Figure 4.

The relative abundance of individual genera is associated with clinical outcomes and host-response subphenotypes. (A) Endotracheal aspirate (ETA) genera. We examined data for associations between additive log ratio–transformed relative abundance for the top 10 genera in each cluster (total of 18 unique genera), which are shown on the y-axis with three outcome variables: hyperinflammatory subphenotype, 30-day mortality (logistic regression models), and ventilator-free days (VFDs; linear regression model). Models were adjusted for age, chronic obstructive pulmonary disease, and antibiotic exposures. In each column, the direction of the effect size of the coefficient and the statistical significance for each genus–outcome association are visually represented by color coding (with protective effects shown in blue and adverse effects shown in red) and the size of each circle, respectively.
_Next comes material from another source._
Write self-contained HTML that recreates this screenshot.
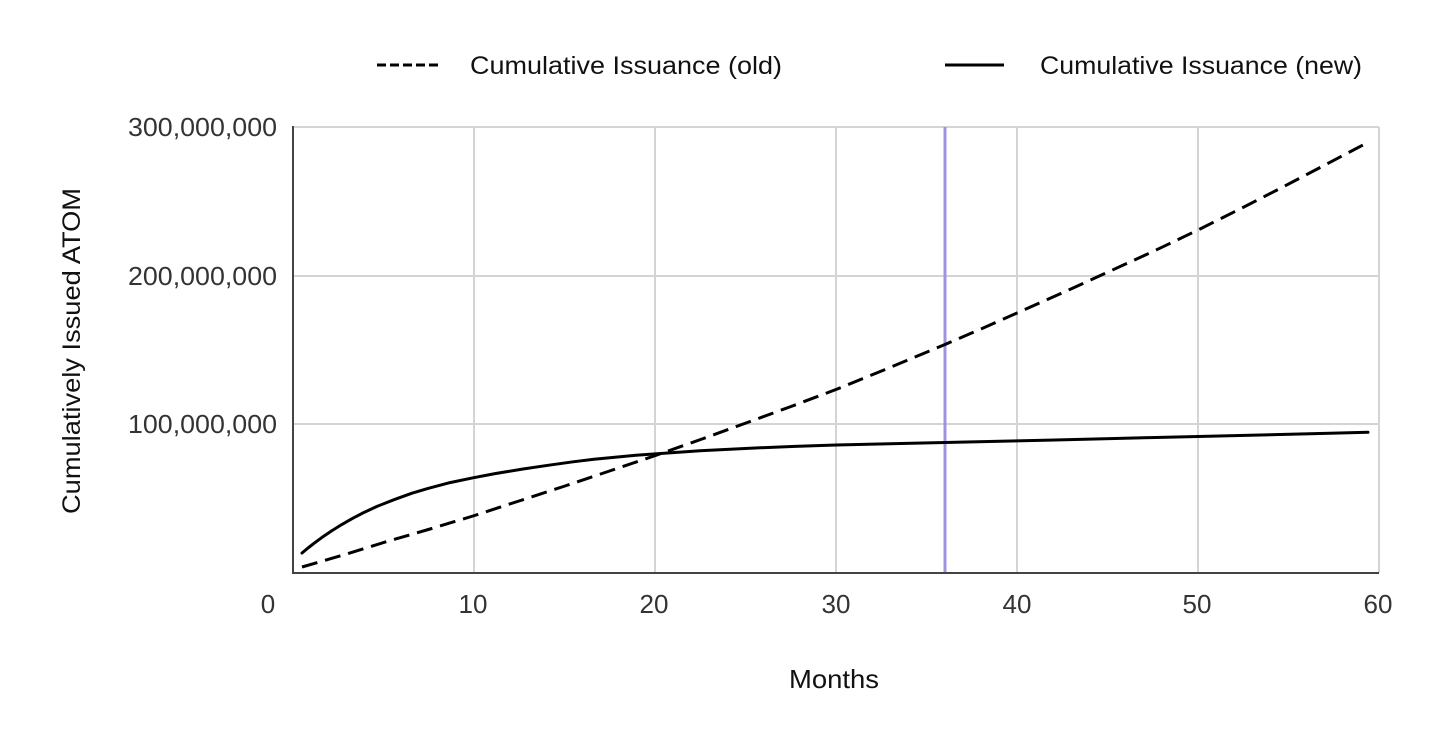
<!DOCTYPE html>
<html>
<head>
<meta charset="utf-8">
<style>
  html, body { margin: 0; padding: 0; background: #ffffff; }
  body { width: 1456px; height: 733px; overflow: hidden; }
  svg { display: block; }
  text { font-family: "Liberation Sans", "DejaVu Sans", sans-serif; }
</style>
</head>
<body>
<svg width="1456" height="733" viewBox="0 0 1456 733" xmlns="http://www.w3.org/2000/svg">
  <rect x="0" y="0" width="1456" height="733" fill="#ffffff"/>

  <!-- Legend -->
  <line x1="377" y1="65" x2="438" y2="65" stroke="#000" stroke-width="3" stroke-dasharray="9,4"/>
  <text x="470" y="74" font-size="25" fill="#111" textLength="312" lengthAdjust="spacingAndGlyphs">Cumulative Issuance (old)</text>
  <line x1="945" y1="65" x2="1004" y2="65" stroke="#000" stroke-width="3"/>
  <text x="1040" y="74" font-size="25" fill="#111" textLength="322" lengthAdjust="spacingAndGlyphs">Cumulative Issuance (new)</text>

  <!-- Grid -->
  <g stroke="#d4d4d4" stroke-width="2" fill="none">
    <line x1="293" y1="127" x2="1379" y2="127"/>
    <line x1="293" y1="276" x2="1379" y2="276"/>
    <line x1="293" y1="424" x2="1379" y2="424"/>
    <line x1="474" y1="127" x2="474" y2="573"/>
    <line x1="655" y1="127" x2="655" y2="573"/>
    <line x1="836" y1="127" x2="836" y2="573"/>
    <line x1="1017" y1="127" x2="1017" y2="573"/>
    <line x1="1198" y1="127" x2="1198" y2="573"/>
    <line x1="1379" y1="127" x2="1379" y2="573"/>
  </g>

  <!-- Purple marker line at month 36 -->
  <line x1="945" y1="127" x2="945" y2="573" stroke="#9c94e0" stroke-width="3"/>

  <!-- Axes -->
  <line x1="293" y1="126" x2="293" y2="574" stroke="#444" stroke-width="2"/>
  <line x1="292" y1="573" x2="1379" y2="573" stroke="#444" stroke-width="2"/>

  <!-- Old (dashed) -->
  <polyline fill="none" stroke="#000" stroke-width="3" stroke-dasharray="16,8" stroke-linejoin="round"
    points="302,567 345,554.5 387,541.5 430,529 473,516 519,501 565,486 611,470.5 657,455 702,439 746,423 791,406.5 836,389.5 890,367.5 945,344.5 981,329 1017,313 1062,293 1107,272.5 1153,251.5 1198,230 1240,209 1280,188.5 1322,166.5 1363,145"/>

  <!-- New (solid) -->
  <polyline fill="none" stroke="#000" stroke-width="3" stroke-linejoin="round" stroke-linecap="round"
    points="302,553 308,548 315,542.6 322,537.4 332,530.6 342,524.4 352,518.7 362,513.4 377,506.4 395,499.3 412,493.2 428,488.4 450,482.6 473,477.8 495,473.6 523,469 548,465.3 573,461.8 594,459.3 615,457.2 636,455.3 657,453.8 700,450.8 750,448.2 795,446.4 836,445 890,443.7 945,442.5 1000,441.3 1050,440.1 1100,438.9 1150,437.6 1198,436.5 1245,435.4 1290,434.3 1330,433.3 1368,432.3"/>

  <!-- Y tick labels -->
  <g font-size="26" fill="#333" text-anchor="end">
    <text x="277" y="136" textLength="149" lengthAdjust="spacingAndGlyphs">300,000,000</text>
    <text x="277" y="285" textLength="149" lengthAdjust="spacingAndGlyphs">200,000,000</text>
    <text x="277" y="433" textLength="149" lengthAdjust="spacingAndGlyphs">100,000,000</text>
  </g>

  <!-- X tick labels -->
  <g font-size="26" fill="#333" text-anchor="middle">
    <text x="268" y="613">0</text>
    <text x="473" y="613">10</text>
    <text x="654" y="613">20</text>
    <text x="836" y="613">30</text>
    <text x="1017" y="613">40</text>
    <text x="1197" y="613">50</text>
    <text x="1378" y="613">60</text>
  </g>

  <!-- Axis titles -->
  <text x="834" y="688" font-size="26" fill="#111" text-anchor="middle" textLength="90" lengthAdjust="spacingAndGlyphs">Months</text>
  <text transform="translate(80,351) rotate(-90)" x="0" y="0" font-size="25" fill="#111" text-anchor="middle" textLength="326" lengthAdjust="spacingAndGlyphs">Cumulatively Issued ATOM</text>
</svg>
</body>
</html>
Typical pathogenic genera in ETA samples (Staphylococcus, Pseudomonadaceae, and Enterobacteriaceae) were associated with higher odds of having the hyperinflammatory subphenotype classification and fewer VFDs in the case of Staphylococcus genera, whereas typical members of the normal lung microbiome (e.g., Prevotella_7 and Streptococcus) were associated with improved outcomes. (B) Oral-swab genera. Among the 14 unique genera examined in oral swabs, a high relative abundance of typical members of the normal lung microbiome (e.g., Prevotella_7, Streptococcus, Veillonella, Rothia, etc.) was associated with improved outcomes (mainly more VFDs). Associations that remained significant after adjustment for multiple testing with the Benjamini-Hochberg method are highlighted with asterisks (*adjusted P < 0.05). In the case of Pseudomonadaceae_unclassified, Enterobacteriaceae_unclassified, and Pasterellaceae_unclassified, classification to specific genera within these families was not accomplished, and we thus used family-level descriptors for these genera.